England’s exams regulator Ofqual has instructed teachers to provide grades for pupils that reflect “fair, objective and carefully considered” judgments of the results they believe each pupil would have achieved.

Exam boards will contact schools and colleges after Easter to ask them to submit judgments by a deadline that will be no earlier than 29 May.

Schools must not share grades with pupils and parents until final results are issued.

When schools across the UK closed their doors a fortnight ago, some pupils worried that poor relationships with teachers could affect their final marks.

Ofqual says teachers’ judgments should take into account a full range of evidence, including classwork, non-exam assessment, mock exams and previous results.

If grading judgments in some schools and colleges appear more severe or generous than others, exam boards will adjust grades accordingly, the regulator says.

Students will also be able to sit exams at the earliest opportunity in the new academic year.

Ofqual chief regulator Sally Collier said: “School or college-based assessment already has an important role in many GCSEs, AS and A-levels, and in extraordinary circumstances such as these, schools and colleges are best placed to judge the likely performance of their students at the end of the course.” She said Ofqual had reassured pupils that it and exam boards would do everything they could to make sure that grades were fair and pupils were not disadvantaged in future.

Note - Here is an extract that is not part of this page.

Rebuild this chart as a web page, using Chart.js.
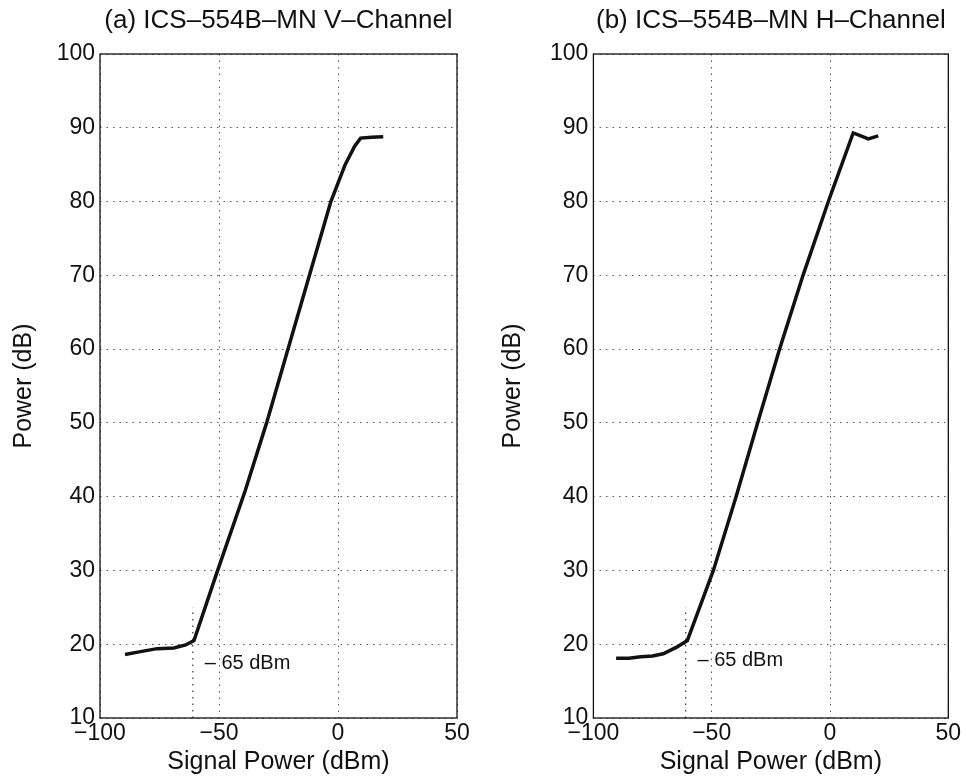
<!DOCTYPE html>
<html>
<head>
<meta charset="utf-8">
<script src="https://cdn.jsdelivr.net/npm/chart.js@4/dist/chart.umd.min.js"></script>
<style>
  body { margin: 0; background: #fff; }
  .panel { position: absolute; top: 0; width: 483px; height: 783px; }
</style>
</head>
<body>
<div class="panel" style="left:0"><canvas id="chartV" width="483" height="783"></canvas></div>
<div class="panel" style="left:483px"><canvas id="chartH" width="483" height="783"></canvas></div>
<script>
// V-channel curve
const sigV = [-89.5, -83, -76, -69, -64, -60.5, -51, -39, -30, -21, -12, -3, 3, 7, 9.5, 14, 19];
const powV = [18.6, 19.0, 19.4, 19.5, 19.9, 20.5, 29.6, 40.8, 50, 60, 70, 80, 85, 87.5, 88.6, 88.7, 88.8];

// H-channel curve
const sigH = [-90.4, -85, -80, -75, -70.5, -64.8, -60.3, -49.3, -39.7, -30.6, -21.3, -11.4, -0.7, 9.8, 13, 16.2, 20.4];
const powH = [18.1, 18.1, 18.3, 18.4, 18.7, 19.6, 20.5, 30, 40, 50, 60, 70, 80, 89.3, 88.9, 88.5, 88.9];

// threshold marker and its label
const kneeX = [-61, -61];
const kneeY = [10, 25];
const noteText = "\u2013 65 dBm";
const noteAt = { V: [-56, 17.4], H: [-56, 17.8] };

const xRange = [-100, 50];
const yRange = [10, 100];

Chart.defaults.font.family = "'Liberation Sans', Arial, Helvetica, sans-serif";
Chart.defaults.color = "#111";

const minus = (v) => String(v).replace("-", "\u2212");

// box round the plot area, like the matlab axes
const framePlugin = {
  id: "frame",
  afterDraw(chart) {
    const { ctx, chartArea: a } = chart;
    ctx.save();
    ctx.strokeStyle = "#111";
    ctx.lineWidth = 1.3;
    ctx.strokeRect(a.left, a.top, a.right - a.left, a.bottom - a.top);
    ctx.restore();
  },
};

const notePlugin = {
  id: "note",
  afterDatasetsDraw(chart, args, opts) {
    const { ctx, scales } = chart;
    ctx.save();
    ctx.font = "20px 'Liberation Sans', Arial, sans-serif";
    ctx.fillStyle = "#111";
    ctx.textAlign = "left";
    ctx.textBaseline = "middle";
    ctx.fillText(opts.text, scales.x.getPixelForValue(opts.at[0]), scales.y.getPixelForValue(opts.at[1]));
    ctx.restore();
  },
};

function makeChart(id, title, sig, pow, note, pad) {
  const gridDash = { display: false, dash: [1.5, 5] };
  return new Chart(document.getElementById(id), {
    type: "line",
    data: {
      datasets: [
        {
          data: sig.map((x, i) => ({ x, y: pow[i] })),
          borderColor: "#111",
          borderWidth: 3.5,
          pointRadius: 0,
          tension: 0,
        },
        {
          data: kneeX.map((x, i) => ({ x, y: kneeY[i] })),
          borderColor: "#333",
          borderWidth: 1.2,
          borderDash: [1.5, 5],
          pointRadius: 0,
        },
      ],
    },
    options: {
      responsive: false,
      animation: false,
      layout: { padding: { left: 0, right: pad.right, top: 0, bottom: 0 } },
      plugins: {
        legend: { display: false },
        tooltip: { enabled: false },
        title: {
          display: true,
          fullSize: false,
          text: title,
          color: "#111",
          font: { size: 26, weight: "normal" },
          padding: { top: 5.4, bottom: 17.4 },
        },
        note: { text: noteText, at: note },
      },
      scales: {
        x: {
          type: "linear",
          min: xRange[0],
          max: xRange[1],
          afterFit: (s) => { s.height = 65; },
          ticks: { stepSize: 50, padding: 2, font: { size: 23 }, color: "#111", callback: minus },
          grid: { color: "#555", lineWidth: 1, drawTicks: false },
          border: gridDash,
          title: { display: true, text: "Signal Power (dBm)", font: { size: 25 }, color: "#111", padding: { top: 0, bottom: 6 } },
        },
        y: {
          type: "linear",
          min: yRange[0],
          max: yRange[1],
          afterFit: (s) => { s.width = pad.axis; },
          ticks: { stepSize: 10, padding: 5, font: { size: 23 }, color: "#111", callback: minus },
          grid: { color: "#555", lineWidth: 1, drawTicks: false },
          border: gridDash,
          title: { display: true, text: "Power (dB)", font: { size: 25 }, color: "#111", padding: { top: pad.ytitle, bottom: 0 } },
        },
      },
    },
    plugins: [framePlugin, notePlugin],
  });
}

makeChart("chartV", "(a) ICS\u2013554B\u2013MN V\u2013Channel", sigV, powV, noteAt.V, { right: 26, axis: 100, ytitle: 9 });
makeChart("chartH", "(b) ICS\u2013554B\u2013MN H\u2013Channel", sigH, powH, noteAt.H, { right: 17.7, axis: 110.4, ytitle: 15 });
</script>
</body>
</html>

Jo Grady, general secretary of the University and College Union, said: “These are difficult and unprecedented times and we welcome the speed with which these plans have been pulled together.

“Our primary concern is that disadvantaged students are the ones most likely to miss out. Research shows that they fare badly when it comes to predicted grades and they are less likely to be able to put life on hold and delay sitting exams or have access to the tools required to navigate any appeals system.”